Plan as far ahead as possible
Planning ahead doesn’t always feel like a high priority task, but it is. The further ahead you plan, the more efficient and productive you’ll be and the fewer problems you’ll encounter.
Planning ahead matters for multiple reasons. In fact, there are 5 major reasons you should take any opportunity to plan ahead:
- It helps you assess risks and opportunities
- It helps you be proactive, not reactive
- It helps you create better-quality work
- It gives you enough time to develop a strategy
- It gives you time to revise and update your plans
In a way, this one tip is actually 5 tips. By planning ahead, you’re planning to succeed, and success leads to reward.
Don’t overcrowd your schedule
More projects usually means more money. That’s great and all, but is it worth it? There will be times where you just have to say no. You should be able to schedule your projects in such a way that you’re able to spend a productive amount of time on each one.
Each project, no matter what it is, deserves your full attention. Your clients came to you because they trust you with their ideas. They believe that you’re the best choice to take on this project. Anything less than perfect in the eyes of the client simply doesn’t work. With that said, space your projects out. It might take some experience to figure out how long certain tasks take you to complete, but it’s definitely worth saying no to a few projects in order to perfectly nail your time estimates.
Keep a close eye on deadlines
Deadlines can be sneaky if you’re not careful. As a freelancer, it’s important for me to keep a very accurate schedule so that I can get a visual representation of my deadlines. When my schedule gets full, it’s so easy for me to lose track of time, that’s why I use Teamweek.
For me, Teamweek makes it easy to take a quick look at my schedule and understand what I’m doing for that day. In the long term, Teamweek makes it very clear when deadlines are coming up. It’s been a lifesaver on numerous occasions. Teamweek makes it so easy to stay organized and on track, even when I get distracted.
Deadlines are important to keep track of no matter what your job title is. Deadlines aren’t suggestions, they’re set in stone. Deadlines are the day that all your work will come to fruition, so it’s very important that you’re 100% ready when that day comes.
Deadlines come in all shapes and sizes. A deadline doesn’t necessarily mean the end of the project. For example, you can set an internal deadline so that you and your team have some time after the project is done to fine tune the final product. You could also set a holiday as a deadline so that everyone doesn’t get so caught up in work that they forget about the upcoming days off.
Add milestones to your project scheduling
If you’ve ever run a marathon, then you know how important milestones are. Any project I take on, big or small, can be broken down into sections using milestones. These sections become much more manageable. As a freelancer, milestones help me tremendously, but they’re also extremely useful for any sized team.
It can be tricky to choose milestones. All milestones aren’t necessarily set equal distances apart. Find a point in the project where you have a decent amount of work done. Pick a point where you can look back and effectively assess what you’ve done so far. For example, if you’re building a new app for a client, it doesn’t make much sense to create a milestone halfway through the development of a specific feature. You’ll want something you can show off, so set the milestone for the day the feature will be ready to ship.

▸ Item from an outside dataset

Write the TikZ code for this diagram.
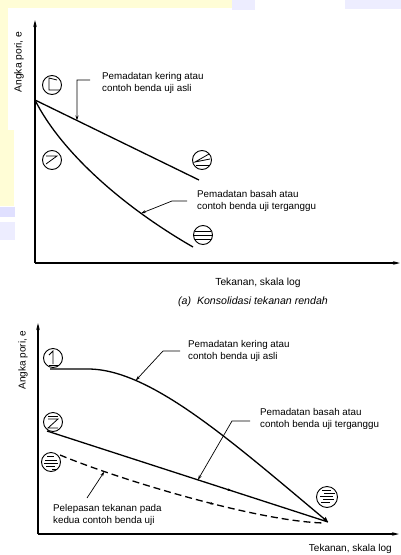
\documentclass[tikz,border=0pt]{standalone}
\usepackage{fontspec}
\setmainfont{Liberation Sans}
\usetikzlibrary{arrows.meta,decorations.markings}
\begin{document}
\begin{tikzpicture}[x=1pt,y=-1pt,
  axis/.style={line width=1.4pt,-{Stealth[length=7pt,width=3.5pt]}},
  curve/.style={line width=1.3pt},
  lead/.style={line width=0.7pt,-{Stealth[length=5pt,width=3pt]}},
  sym/.style={circle,draw,line width=0.9pt,minimum size=19pt,inner sep=0pt},
  symline/.style={line width=0.8pt},
  lbl/.style={font=\fontsize{9.8}{12}\selectfont,align=left,inner sep=0pt},
  midarrow/.style={postaction={decorate,decoration={markings,
     mark=at position #1 with {\arrow{Stealth[length=4pt,width=2.6pt]}}}}},
]
\useasboundingbox (0,0) rectangle (401,555);
\fill[white] (0,0) rectangle (401,555);
% faint scan tint
\fill[yellow!16] (0,0) rectangle (235,8);
\fill[yellow!16] (0,0) rectangle (8,130);
\fill[yellow!16] (0,130) rectangle (14,206);
\fill[blue!12] (0,207) rectangle (15,217);
\fill[blue!7] (0,222) rectangle (15,240);
\fill[blue!7] (232,0) rectangle (255,10);
\fill[blue!7] (345,0) rectangle (401,9);

% ---------------- top plot ----------------
\coordinate (o1) at (35,263);
\coordinate (ya1) at (35,20);
\coordinate (xa1) at (400,263);
\draw[axis] (o1) -- (ya1);
\draw[axis] (o1) -- (xa1);
\node[lbl,font=\fontsize{10.3}{12}\selectfont,rotate=90] (yl1) at (19,62) {Angka pori, e};

\coordinate (s1) at (35,100);
\coordinate (e1) at (199,180);
\coordinate (e1b) at (193,247);
\draw[curve] (s1) -- coordinate[pos=0.256] (k1) (e1);
\draw[curve] (s1) .. controls (60,150) and (120,205) .. coordinate[pos=0.75] (b1) (e1b);

\node[sym] (t1) at (52,85) {};
\node[sym] (t2) at (202,160) {};
\node[sym] (tz) at (52,160) {};
\node[sym] (t3) at (203,235) {};
\begin{scope}[shift={(t1.center)}]
  \draw[symline] (5,-5) -- (-3,-7) -- (-3,5) -- (8,5);
\end{scope}
\begin{scope}[shift={(t2.center)}]
  \draw[symline] (7,-6) -- (-7,2) -- (8,-1);
  \draw[symline] (-6,5) -- (8,5);
\end{scope}
\begin{scope}[shift={(tz.center)}]
  \draw[symline] (-6,-4) -- (5,-4) -- (-6,4);
\end{scope}
\begin{scope}[shift={(t3.center)}]
  \draw[symline] (-8,-4) -- (8,-4);
  \draw[symline] (-9,0) -- (9,0);
  \draw[symline] (-8,4) -- (8,4);
\end{scope}

\node[lbl,anchor=west] (tk) at (102,83) {Pemadatan kering atau\\contoh benda uji asli};
\node[lbl,anchor=west] (tb) at (197,201) {Pemadatan basah atau\\contoh benda uji terganggu};
\coordinate (tkl) at (90,80);
\coordinate (tbl) at (187,201);
\draw[lead] (tkl) -- (77,80) -- (k1);
\draw[lead] (tbl) -- (172,201) -- (b1);

\node[lbl,font=\fontsize{10.3}{12}\selectfont] (tx1) at (258,283) {Tekanan, skala log};
\node[lbl,font=\fontsize{10.6}{12}\selectfont\itshape] (cap) at (253,302) {(a)\ \ Konsolidasi tekanan rendah};

% ---------------- bottom plot ----------------
\coordinate (o2) at (38,534);
\coordinate (ya2) at (38,323);
\coordinate (xa2) at (399,534);
\draw[axis] (o2) -- (ya2);
\draw[axis] (o2) -- (xa2);
\node[lbl,font=\fontsize{10}{12}\selectfont,rotate=90] (yl2) at (23,360) {Angka pori, e};

\node[sym] (d1) at (53,358) {};
\node[sym] (dz) at (53,422) {};
\node[sym] (d3) at (51,462) {};
\node[sym,minimum size=21pt] (d4) at (327,497) {};

\coordinate (s2a) at (50,369);
\coordinate (s2b) at (88,369);
\coordinate (ee) at (328,522);
\coordinate (s3) at (47,431);
\coordinate (s4) at (60,455);
\coordinate (e4) at (325,523);

\draw[curve,-{Triangle[length=5pt,width=4.5pt]}] (s2a) -- (s2b) .. controls (150,369) and (230,440) .. coordinate[pos=0.24] (k2) (ee);
\draw[curve,midarrow=0.657] (s3) -- coordinate[pos=0.537] (b2) (ee);
\draw[curve,dashed,dash pattern=on 7pt off 4pt,midarrow=0.59] (s4) .. controls (120,480) and (260,522) .. coordinate[pos=0.2] (r2) (e4);

\begin{scope}[shift={(d1.center)}]
  \draw[symline] (-4,-3) -- (0,-7) -- (0,6);
  \draw[symline] (-4,7) -- (6,7);
\end{scope}
\begin{scope}[shift={(dz.center)}]
  \draw[symline] (-5,-6) -- (5,-6);
  \draw[symline] (-5,-3) -- (5,-3) -- (-5,6) -- (5,6);
\end{scope}
\begin{scope}[shift={(d3.center)}]
  \draw[symline,line width=0.5pt] (-4,-6) -- (3,-6);
  \draw[symline,line width=0.5pt] (-6,-2) -- (6,-2);
  \draw[symline,line width=0.5pt] (-7,1) -- (7,1);
  \draw[symline,line width=0.5pt] (-5,4) -- (4,4);
  \draw[symline,line width=0.5pt] (1,7) -- (5,7);
\end{scope}
\begin{scope}[shift={(d4.center)}]
  \draw[symline,line width=0.5pt] (-5,-7) -- (4,-7);
  \draw[symline,line width=0.5pt] (-3,-4) -- (8,-4);
  \draw[symline,line width=0.5pt] (-7,-1) -- (6,-1);
  \draw[symline,line width=0.5pt] (-4,2) -- (7,2);
  \draw[symline,line width=0.5pt] (-6,5) -- (3,5);
\end{scope}

\node[lbl,anchor=west] (bk) at (188,351) {Pemadatan kering atau\\contoh benda uji asli};
\node[lbl,anchor=west] (bb) at (260,419) {Pemadatan basah atau\\contoh benda uji terganggu};
\node[lbl,anchor=west] (br) at (53,515) {Pelepasan tekanan pada\\kedua contoh benda uji};
\coordinate (bkl) at (180,351);
\coordinate (bbl) at (250,421);
\coordinate (brl) at (87,498);
\draw[lead] (bkl) -- (163,351) -- (k2);
\draw[lead] (bbl) -- (232,421) -- (b2);
\draw[lead] (brl) -- (r2);

\node[lbl,font=\fontsize{10}{12}\selectfont,anchor=east] (tx2) at (392,549) {Tekanan, skala log};
\end{tikzpicture}
\end{document}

Again, Teamweek is a great tool to illustrate this feature. On Teamweek’s timeline, whenever I have to mark an important date in a project, I simply click the date and set it as a milestone. It will then show up on my timeline, and anyone else’s timeline who has access. On top of that, Teamweek automatically marks big holidays so that I can plan for my upcoming days off accordingly.
There are many ways to create a successful project schedule. What works for me might not work the same way for others. The best project schedule is the one that makes sense to you, and the one that helps you get your projects done on time without any stress.